I'm sure you have guessed what happened. The attempt to capture "Sales Order" requirements dissolved into an attempt to understand "invoicing" requirements without starting that sprint also.

Did Agile Renege?

What happened to the "Agile" promise? You know, "early and continuous delivery of valuable software." One may argue that you can't expect an Agile methodology to deliver on a promise if core principles of the methodology are violated. For example, one of the principles is "Welcome changing requirements, even late in development." It is clear the team was not willing to live with unknown requirements, much less "changing" requirements.

Before you write off this organization as ignorant of agile methods and assume the solution is simply found in training let me tell you that this is a business is a mature development organization that has been successfully delivering software using agile methodologies for three years. There may some missteps involved but most of the issue revolves around trying to stick the "square peg" of development methodology into the "round hole" of integrated ERP system deployment and implementation.

Microsoft (the ERP vendor) provides project guidance for using an "Agile" implementation methodology. If you google "agile implementation methodology" the pages found will fall into one of two categories:

  • information on how to implement an agile methodology for software development 
  • Sales materials on how consultants and resellers will help you implement software using an "agile implementation methodology"

The Mythical Agile Implementation Methodology

What you won't find is any credible source that has actually defined an agile implementation methodology. There is a reason for this. Agile methodologies are applied to the domain of software development not general IT project management. The methodologies have one objective, build working software.

Software development and system implementation are two completely different animals. As a small example of where the disciplines diverge simply take on of the basic processes in agile methodologies - refactoring. "Refactoring is a disciplined technique for restructuring an existing body of code, altering its internal structure without changing its external behavior." (Martin Fowler)

The purpose for refactoring is to preserve the current software functionality while changing the design to support the addition of new functionality. Since agile projects to not capture requirements and do "big design" at the beginning of a project, they need to continuously modify their design to support newly discovered requirements.

With modern development environments and tools it is often very easy to refactor code and with automated testing strategies it can be relatively risk free. This is not true with implementations. How do you refactor an implementation simply and with little risk? I have seen attempts but have not seen a cost effective solution.

Another aspect that does not transfer from software development to implementation is "deliver working software frequently." How does the business community define "working software?" I define working as "using the software for the business purpose for which it was purchased." This excludes a "conference room pilot" from "working software." Implementations often require so many concurrently "working" pieces that it becomes difficult to draw any line in the sand for a single sprint. My conclusion is that wide-breadth, integrated systems (like ERP) by their very nature do not allow for "early and continuous delivery of valuable software." The breadth and integration creates so many dependencies that you can not "deliver working software frequently." 
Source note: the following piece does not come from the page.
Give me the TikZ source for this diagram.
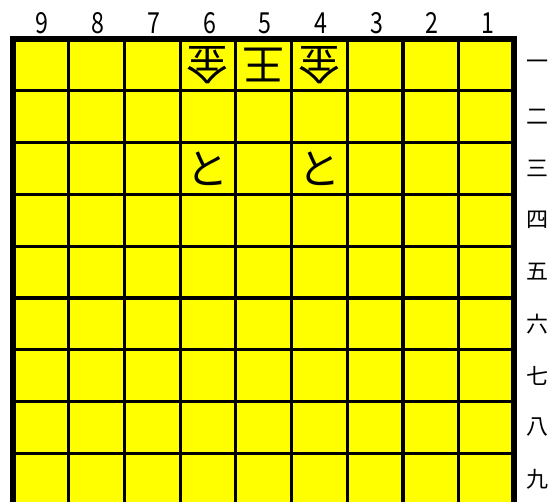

Let me say this a different way. If there is "go-live" date, you have a single point in time at which the software will be "valuable" and "working." That is not early and often. That is not continuous. That is "big bang."

Phased Implementation

My conclusion does not exclude iterative implementations. I simply contend that implementation iterations does not an agile methodology make. My recommendation is to iterate over the business processess defining requirements and possible solutions. These iterations can even produce useful (but not "valuable") conference room pilots. These pilots are often used to discover more requirements with changes in the current configuration. Much of this is messing and at times more closely resembles sausage making than software development.

Often these iterations may include actual development efforts that may be managed in an agile manner. Great! Scrum away, or use whatever agile methodology floats your boat. Just don't call your implementation agile.

Serious or Semantics

Is this really a serious topic or am I getting my shorts in a bunch over semantics. What difference does it make if we call it "agile" or "phased?"

My main concern is with successful implementations. To be successful an implementation has to meet business needs and it must do it in an affordable manner. A realistic project plan is mandatory to a successful implementation.

It is my opinion that the project approach that is being referred to as "agile" is neither workable nor agile. I want any project plan in which I have a stake to have a known path to success. If that path has a "go-live" date then I want to know the plan has a realistic management methodology that admits some sort of waterfall approach. 

To have a minimal level of comfort in an implementation plan I need to see an integrated approach to managing the dependencies. Managing dependencies often means that all the related requirements are discovered and all the related designs are defined so all the related configurations can be determined and entered and all the related reference data can be defined and entered and all the dependent master data can be defined and entered / imported etc.

My next blog (hopefully less than 8 1/2 months from now) will include more detail on what this implementation methodology may look like.